Exceptions should just be raised: don’t catch them and print. Exceptions are a tool for being clear about what the code needs and letting the caller decide what to do about it. Application code (e.g. GUIs) should catch and handle errors to avoid crashing, but library code should generally raise errors unless it is sure how the user or the caller wants to handle them.
Be specific. Include what the wrong value was, what was wrong with it, and perhaps how it might be fixed. For example, if the code fails to locate a file it needs, it should say what it was looking for and where it looked.
Unless you are writing a script that you plan to delete tomorrow or next week, your code will probably be read many more times than it is written. And today’s “temporary solution” often becomes tomorrow’s critical code. Therefore, optimize for clarity over brevity, using descriptive and consistent names.
Complexity is always conserved and is strictly greater than the system the code is modeling. Attempts to hide complexity from the user frequently backfire.
For example, it is often tempting to hide certain reused keywords in a function, shortening this:
def get_image( filename: Path, normalize: bool = True, beginning: int = 0, end: int | None = None, ) -> np.ndarray: ...
def get_image(filename: Path, **kwargs: Any) -> np.ndarray: ...
Although the interface appears to have been simplified through hidden keyword arguments, now the user needs to remember what the
kwargs are or dig through documentation to better understand how to use them. You also lose static typing.
Because new science occurs when old ideas are reapplied or extended in unforeseen ways, scientific code should not bury its complexity or overly optimize for a specific use case. It should expose what complexity there is straightforwardly.
Even better, you should consider using “keyword-only” arguments, introduced in Python 3, which require the user to pass an argument by keyword rather than position.
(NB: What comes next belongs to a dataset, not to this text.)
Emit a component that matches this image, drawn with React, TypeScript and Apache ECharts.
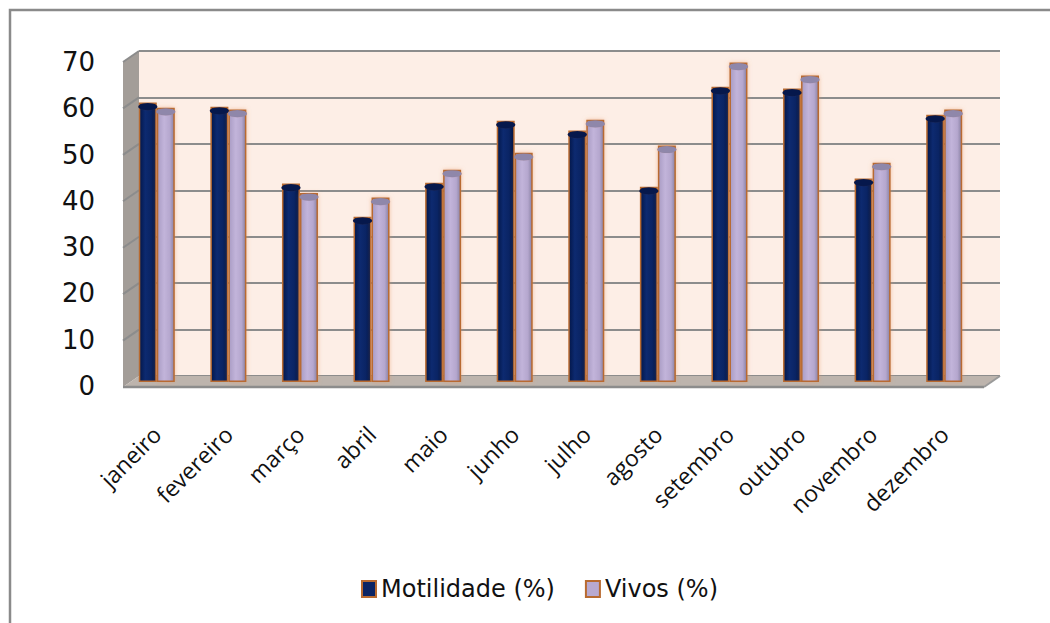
import React, { useEffect, useRef } from "react";
import * as echarts from "echarts";

const months = ["janeiro", "fevereiro", "março", "abril", "maio", "junho", "julho", "agosto", "setembro", "outubro", "novembro", "dezembro"];
const motilidade = [60.0, 59.1, 42.6, 35.5, 42.8, 56.1, 54.0, 41.9, 63.4, 63.0, 43.7, 57.4];
const vivos = [58.9, 58.5, 40.6, 39.6, 45.6, 49.2, 56.3, 50.8, 68.6, 65.8, 47.1, 58.5];
const yTicks = [0, 10, 20, 30, 40, 50, 60, 70];
const seriesNames = ["Motilidade (%)", "Vivos (%)"];

const BW = 18;

export default function App() {
  const ref = useRef<HTMLDivElement>(null);
  useEffect(() => {
    if (!ref.current) return;
    const chart = echarts.init(ref.current, null, { renderer: "svg" });
    const mGrad = new echarts.graphic.LinearGradient(0, 0, 1, 0, [
      { offset: 0, color: "#03174a" },
      { offset: 0.35, color: "#0d2a70" },
      { offset: 0.7, color: "#0a2464" },
      { offset: 1, color: "#021340" },
    ]);
    const vGrad = new echarts.graphic.LinearGradient(0, 0, 1, 0, [
      { offset: 0, color: "#a99cc4" },
      { offset: 0.4, color: "#c2b4da" },
      { offset: 0.75, color: "#b5a7ce" },
      { offset: 1, color: "#8a82a4" },
    ]);
    const orange = "#b86a30";
    const option: any = {
      animation: false,
      backgroundColor: "#ffffff",
      grid: [
        { left: 139, right: 50, top: 51, bottom: 247, show: true, backgroundColor: "#fdeee6", borderWidth: 0 },
        { left: 121, right: 70, top: 56, bottom: 241 },
        { left: 121, right: 70, top: 62, bottom: 237 },
      ],
      xAxis: [
        { gridIndex: 0, type: "category", data: months, show: false },
        {
          gridIndex: 1, type: "category", data: months,
          axisLine: { show: false }, axisTick: { show: false },
          axisLabel: { rotate: 45, margin: 48, fontFamily: "Open Sans", fontSize: 23, color: "#111" },
        },
        { gridIndex: 2, type: "category", data: months, show: false },
      ],
      yAxis: [
        {
          gridIndex: 0, type: "value", min: 0, max: 70, interval: 10,
          axisLine: { show: false }, axisTick: { show: false }, axisLabel: { show: false },
          splitLine: { lineStyle: { color: "#8c8c8c", width: 2 } },
        },
        { gridIndex: 1, type: "value", min: 0, max: 70, interval: 10, show: false },
        {
          gridIndex: 2, type: "value", min: 0, max: 70, interval: 10,
          axisLine: { show: false }, axisTick: { show: false }, splitLine: { show: false },
          axisLabel: { margin: 26, fontFamily: "DejaVu Sans", fontSize: 26, color: "#111",
            formatter: (v: number) => (yTicks.includes(v) ? String(v) : "") },
        },
      ],
      legend: {
        top: 572, left: 356,
        itemWidth: 14, itemHeight: 16, itemGap: 30,
        textStyle: { fontFamily: "DejaVu Sans", fontSize: 24, color: "#111" },
        data: [
          { name: seriesNames[0], icon: "rect", itemStyle: { color: "#0a2464", borderColor: orange, borderWidth: 2 } },
          { name: seriesNames[1], icon: "rect", itemStyle: { color: "#b8a9d0", borderColor: orange, borderWidth: 2 } },
        ],
      },
      series: [
        {
          name: seriesNames[0], type: "bar", xAxisIndex: 1, yAxisIndex: 1, data: motilidade,
          barWidth: BW, barGap: "0%",
          itemStyle: { color: mGrad, borderColor: orange, borderWidth: 1.5 },
        },
        {
          name: seriesNames[1], type: "bar", xAxisIndex: 1, yAxisIndex: 1, data: vivos,
          barWidth: BW, barGap: "0%",
          itemStyle: { color: vGrad, borderColor: orange, borderWidth: 1.5, shadowColor: "rgba(230,150,100,0.55)", shadowBlur: 4 },
        },
        {
          name: "mTop", type: "pictorialBar", xAxisIndex: 1, yAxisIndex: 1, data: motilidade,
          symbol: "circle", symbolSize: [BW + 1, 7], symbolPosition: "end", symbolOffset: [-BW / 2, 0],
          itemStyle: { color: "#06184c", borderColor: orange, borderWidth: 2 }, z: 5,
        },
        {
          name: "vTop", type: "pictorialBar", xAxisIndex: 1, yAxisIndex: 1, data: vivos,
          symbol: "circle", symbolSize: [BW + 1, 7], symbolPosition: "end", symbolOffset: [BW / 2, 0],
          itemStyle: { color: "#8f87aa", borderColor: orange, borderWidth: 2 }, z: 5,
        },
        {
          name: "mBase", type: "pictorialBar", xAxisIndex: 1, yAxisIndex: 1, data: motilidade,
          symbol: "circle", symbolSize: [BW, 6], symbolPosition: "start", symbolOffset: [-BW / 2, 0],
          itemStyle: { color: "#dca27a" }, z: 1,
        },
        {
          name: "vBase", type: "pictorialBar", xAxisIndex: 1, yAxisIndex: 1, data: vivos,
          symbol: "circle", symbolSize: [BW, 6], symbolPosition: "start", symbolOffset: [BW / 2, 0],
          itemStyle: { color: "#dca27a" }, z: 1,
        },
      ],
    };
    chart.setOption(option);

    // 3D decorations derived from the back-wall axis
    const p70 = chart.convertToPixel({ gridIndex: 0 }, [0, 70]) as number[];
    const p0 = chart.convertToPixel({ gridIndex: 0 }, [0, 0]) as number[];
    const gRect = (chart as any).getModel().getComponent("grid", 0).coordinateSystem.getRect();
    const bx = gRect.x, bxr = gRect.x + gRect.width;
    const dx = 16, dy = 11;
    const topY = p70[1], botY = p0[1];
    const sideLines = yTicks.filter((v) => v > 0 && v < 70).map((v) => {
      const p = chart.convertToPixel({ gridIndex: 0 }, [0, v]) as number[];
      return { type: "line", shape: { x1: bx, y1: p[1], x2: bx - dx, y2: p[1] + dy }, style: { stroke: "#8c8c8c", lineWidth: 2 }, z: 1 };
    });
    chart.setOption({
      graphic: [
        { type: "rect", shape: { x: 10, y: 10, width: 1100, height: 700 }, style: { fill: "none", stroke: "#8a8a8a", lineWidth: 2.5 }, z: 0 },
        { type: "polygon", shape: { points: [[bx, topY], [bx, botY], [bx - dx, botY + dy], [bx - dx, topY + dy]] }, style: { fill: "#a39d98" }, z: 0 },
        { type: "line", shape: { x1: bx, y1: topY, x2: bx - dx, y2: topY + dy }, style: { stroke: "#8c8c8c", lineWidth: 2 }, z: 1 },
        ...sideLines,
        { type: "polygon", shape: { points: [[bx, botY], [bxr, botY], [bxr - dx, botY + dy], [bx - dx, botY + dy]] }, style: { fill: "#bdb4ad" }, z: 0 },
        { type: "line", shape: { x1: bx - dx, y1: botY + dy, x2: bxr - dx, y2: botY + dy }, style: { stroke: "#8c8c8c", lineWidth: 2.5 }, z: 1 },
        { type: "line", shape: { x1: bxr - dx, y1: botY + dy, x2: bxr, y2: botY }, style: { stroke: "#9a9a9a", lineWidth: 2 }, z: 1 },
      ],
    });
    return () => chart.dispose();
  }, []);
  return <div ref={ref} style={{ position: "fixed", left: 0, top: 0, width: 1050, height: 623 }} />;
}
def get_image( filename: Path, *, normalize: bool = True, beginning: int = 0, end: int | None = None ) -> np.ndarray: ...
Every argument after the
* is keyword-only. Therefore, the usage
get_image('thing.png', False) will not be allowed; the caller must explicitly type
get_image('thing.png', normalize=False). The latter is easier to read, and it enables the author to insert additional parameters without breaking backward compatibility.
Similarly, it can be tempting to write one function that performs multiple steps and has many options instead of multiple functions that do a single step and have few options. The advantages of “many small functions” reveal themselves in time:
- Small functions are easier to explain and document because their behavior is well-scoped.
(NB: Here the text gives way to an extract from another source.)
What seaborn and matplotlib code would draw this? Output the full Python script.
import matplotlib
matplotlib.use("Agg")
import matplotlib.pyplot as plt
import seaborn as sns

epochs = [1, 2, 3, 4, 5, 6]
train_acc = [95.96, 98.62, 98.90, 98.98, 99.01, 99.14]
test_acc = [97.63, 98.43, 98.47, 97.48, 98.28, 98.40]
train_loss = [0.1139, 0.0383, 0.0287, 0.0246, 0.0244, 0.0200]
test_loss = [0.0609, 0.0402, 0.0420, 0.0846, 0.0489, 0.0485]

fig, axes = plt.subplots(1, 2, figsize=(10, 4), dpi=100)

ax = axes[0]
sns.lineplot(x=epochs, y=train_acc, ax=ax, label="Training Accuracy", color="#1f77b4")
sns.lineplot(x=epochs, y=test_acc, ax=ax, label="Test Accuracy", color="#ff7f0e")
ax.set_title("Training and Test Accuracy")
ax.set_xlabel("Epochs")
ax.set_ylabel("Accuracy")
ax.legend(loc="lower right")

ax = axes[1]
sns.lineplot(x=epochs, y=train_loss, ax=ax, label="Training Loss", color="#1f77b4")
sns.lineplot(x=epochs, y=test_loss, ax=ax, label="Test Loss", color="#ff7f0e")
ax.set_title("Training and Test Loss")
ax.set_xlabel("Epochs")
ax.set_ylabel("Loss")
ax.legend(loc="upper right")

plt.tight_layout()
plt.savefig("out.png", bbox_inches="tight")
- Small functions can be tested individually, and it is easy to see which paths have and have not yet been tested.
- It is easier to compose a function with other functions and reuse it in an unanticipated way if its behavior is well-defined and tightly scoped. This is the UNIX philosophy, “Do one thing and do it well.”
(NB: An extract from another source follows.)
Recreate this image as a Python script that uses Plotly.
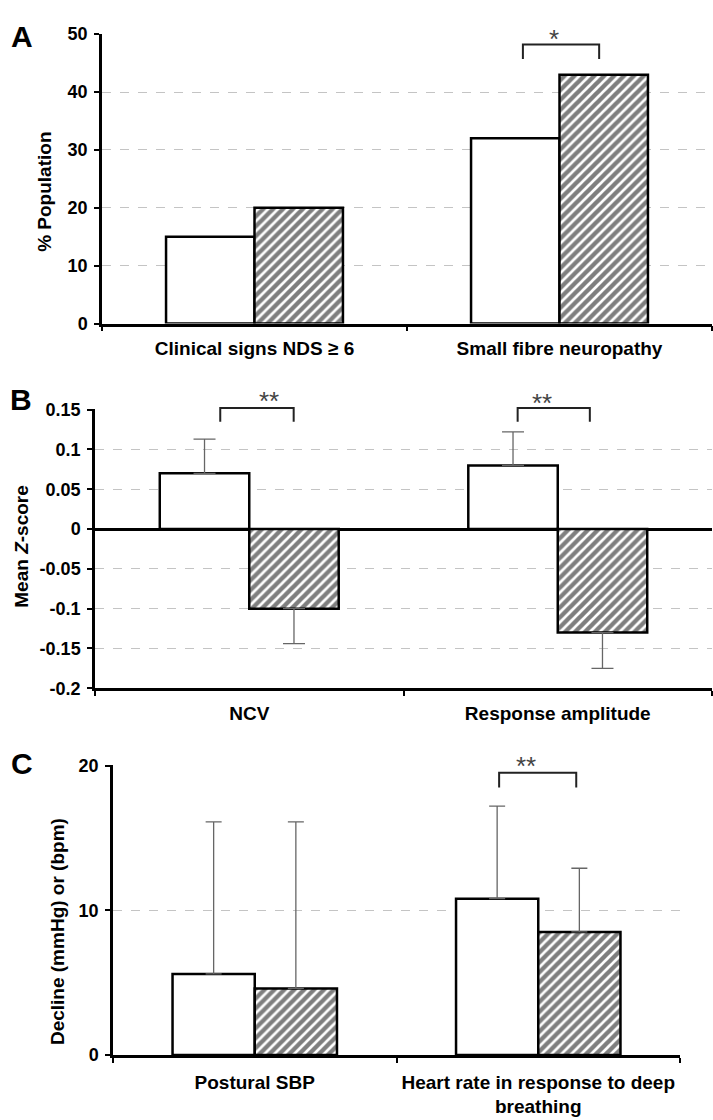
import plotly.graph_objects as go

W, H = 713, 1120

# ---------------- data ----------------
a_categories = ["Clinical signs NDS ≥ 6", "Small fibre neuropathy"]
a_open = [15, 32]
a_hatched = [20, 43]
a_yticks = [0, 10, 20, 30, 40, 50]
a_range = [0, 50]

b_categories = ["NCV", "Response amplitude"]
b_open = [0.07, 0.08]
b_open_err = [0.043, 0.042]
b_hatched = [-0.10, -0.13]
b_hatched_err = [0.044, 0.045]
b_yticks = [-0.2, -0.15, -0.1, -0.05, 0, 0.05, 0.1, 0.15]
b_yticktext = ["-0.2", "-0.15", "-0.1", "-0.05", "0", "0.05", "0.1", "0.15"]
b_range = [-0.2, 0.15]

c_categories = ["Postural SBP", "Heart rate in response to deep<br>breathing"]
c_open = [5.6, 10.8]
c_open_err = [10.5, 6.4]
c_hatched = [4.6, 8.5]
c_hatched_err = [11.5, 4.4]
c_yticks = [0, 10, 20]
c_range = [0, 20]

# significance brackets (panel index, category index, offsets, heights in data units, label)
brk_panel = [0, 1, 1, 2]
brk_cat = [1, 0, 1, 1]
brk_left = [-0.12, -0.094, -0.13, -0.138]
brk_right = [0.13, 0.144, 0.104, 0.134]
brk_top = [48.1, 0.1515, 0.1515, 19.46]
brk_bottom = [45.6, 0.134, 0.134, 18.44]
brk_label_y = [50.2, 0.169, 0.167, 20.4]
brk_label = ["*", "**", "**", "**"]

FONT = "Liberation Sans, Arial, Helvetica, sans-serif"
axis_suffix = ["", "2", "3"]
y_ranges = [a_range, b_range, c_range]
n_cats = 2


def px2paper_x(p):
    return p / W


def px2paper_y(p):
    return 1 - p / H


def ydom(panel, v):
    lo, hi = y_ranges[panel]
    return (v - lo) / (hi - lo)


def xdom(v):
    return (v + 0.5) / n_cats


fig = go.Figure()

hatch = dict(shape="/", fgcolor="black", bgcolor="white", size=7, solidity=0.62)
line = dict(color="black", width=2.5)
err_col = "#666666"


def add_pair(cats, openv, hatchv, ax, open_err=None, hatch_err=None, hatch_minus=False, capw=11):
    xa = "x" + ax
    ya = "y" + ax
    e1 = None
    e2 = None
    if open_err is not None:
        e1 = dict(type="data", symmetric=False, array=open_err, arrayminus=[0] * len(open_err),
                  color=err_col, thickness=1.3, width=capw)
    if hatch_err is not None:
        if hatch_minus:
            e2 = dict(type="data", symmetric=False, array=[0] * len(hatch_err), arrayminus=hatch_err,
                      color=err_col, thickness=1.3, width=capw)
        else:
            e2 = dict(type="data", symmetric=False, array=hatch_err, arrayminus=[0] * len(hatch_err),
                      color=err_col, thickness=1.3, width=capw)
    fig.add_trace(go.Bar(x=cats, y=openv, xaxis=xa, yaxis=ya, marker=dict(color="white", line=line),
                         error_y=e1, showlegend=False, hoverinfo="skip"))
    fig.add_trace(go.Bar(x=cats, y=hatchv, xaxis=xa, yaxis=ya,
                         marker=dict(color="white", pattern=hatch, line=line),
                         error_y=e2, showlegend=False, hoverinfo="skip"))


add_pair(a_categories, a_open, a_hatched, "")
add_pair(b_categories, b_open, b_hatched, "2", b_open_err, b_hatched_err, hatch_minus=True, capw=11)
add_pair(c_categories, c_open, c_hatched, "3", c_open_err, c_hatched_err, capw=8)

tickfont_x = dict(family=FONT, size=19, color="black", weight="bold")
tickfont_y = dict(family=FONT, size=18, color="black", weight="bold")
grid = dict(showgrid=True, gridcolor="#c4c4c4", griddash="dash", gridwidth=1)

xcommon = dict(type="category", tickson="boundaries", ticks="outside", ticklen=5, tickwidth=2,
               tickcolor="black", showline=True, linecolor="black", linewidth=2.5,
               tickfont=tickfont_x, showgrid=False, zeroline=False, fixedrange=True)
ycommon = dict(ticks="outside", ticklen=5, tickwidth=2, tickcolor="black", showline=True,
               linecolor="black", linewidth=2.5, tickfont=tickfont_y, fixedrange=True,
               ticklabelstandoff=3, **grid)


def padded(r):
    return [r[0], r[1] + (r[1] - r[0]) * 0.002]


fig.update_layout(
    width=W, height=H,
    margin=dict(l=0, r=0, t=0, b=0),
    paper_bgcolor="white", plot_bgcolor="white",
    barmode="group", bargap=0.42, bargroupgap=0,
    showlegend=False,
    xaxis=dict(domain=[px2paper_x(102), px2paper_x(712)], anchor="y", ticklabelstandoff=6, **xcommon),
    yaxis=dict(domain=[px2paper_y(320), px2paper_y(25)], anchor="x", range=padded(a_range),
               tickvals=a_yticks, zeroline=False, **ycommon),
    xaxis2=dict(domain=[px2paper_x(95), px2paper_x(712)], anchor="y2", ticklabelstandoff=6, **xcommon),
    yaxis2=dict(domain=[px2paper_y(691), px2paper_y(407)], anchor="x2", range=padded(b_range),
                tickvals=b_yticks, ticktext=b_yticktext, zeroline=True, zerolinecolor="black",
                zerolinewidth=2.5, **ycommon),
    xaxis3=dict(domain=[px2paper_x(113), px2paper_x(680)], anchor="y3", ticklabelstandoff=8, **xcommon),
    yaxis3=dict(domain=[px2paper_y(1064), px2paper_y(769)], anchor="x3", range=padded(c_range),
                tickvals=c_yticks, zeroline=False, **ycommon),
)

# brackets and stars
for i in range(len(brk_cat)):
    p = brk_panel[i]
    xr = "x" + axis_suffix[p] + " domain"
    yr = "y" + axis_suffix[p] + " domain"
    x0 = xdom(brk_cat[i] + brk_left[i])
    x1 = xdom(brk_cat[i] + brk_right[i])
    yt = ydom(p, brk_top[i])
    yb = ydom(p, brk_bottom[i])
    fig.add_shape(type="path", xref=xr, yref=yr,
                  path=f"M {x0},{yb} L {x0},{yt} L {x1},{yt} L {x1},{yb}",
                  line=dict(color="#222222", width=2))
    fig.add_annotation(x=(x0 + x1) / 2, y=ydom(p, brk_label_y[i]), xref=xr, yref=yr, text=brk_label[i],
                       showarrow=False, yshift=-7, yanchor="middle",
                       font=dict(family=FONT, size=26, color="#444444"))

# axis titles
titles = [("% Population", 45, 186), ("Mean <i>Z</i>-score", 22, 547), ("Decline (mmHg) or (bpm)", 57, 939)]
for t, xp, yp in titles:
    fig.add_annotation(x=px2paper_x(xp), y=px2paper_y(yp), xref="paper", yref="paper", text=t,
                       textangle=-90, showarrow=False, xanchor="center", yanchor="middle",
                       font=dict(family=FONT, size=19, color="black", weight="bold"))

# panel letters
letters = [("A", 22, 28), ("B", 21, 397), ("C", 22, 768)]
for t, xp, yp in letters:
    fig.add_annotation(x=px2paper_x(xp), y=px2paper_y(yp), xref="paper", yref="paper", text=t,
                       showarrow=False, xanchor="center", yanchor="middle",
                       font=dict(family=FONT, size=30, color="black", weight="bold"))

fig.write_html("out.html", config={"displayModeBar": False},
               post_script="document.body.style.margin='0';document.body.style.overflow='hidden';")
- The number of possible interactions between arguments goes up with the number of arguments, which makes the function difficult to reason about and test. In particular, arguments whose meaning depends on other arguments should be avoided.
Functions should return the same kind of thing no matter what their arguments, particularly their optional arguments. Violating “return type stability” puts a burden on the function’s caller, which now must understand the internal details of the function to know what type to expect for any given input. That makes the function harder to document, test, and use. Python does not enforce return type stability, but we should try for it anyway. If you have a function that returns different types of things depending on its inputs, that is a sign that it should be refactored into multiple functions.
Python is incredibly flexible. It accommodates many possible design choices. By exercising some restraint and consistency with the scientific Python ecosystem, Python can be used to build scientific tools that last and grow well over time.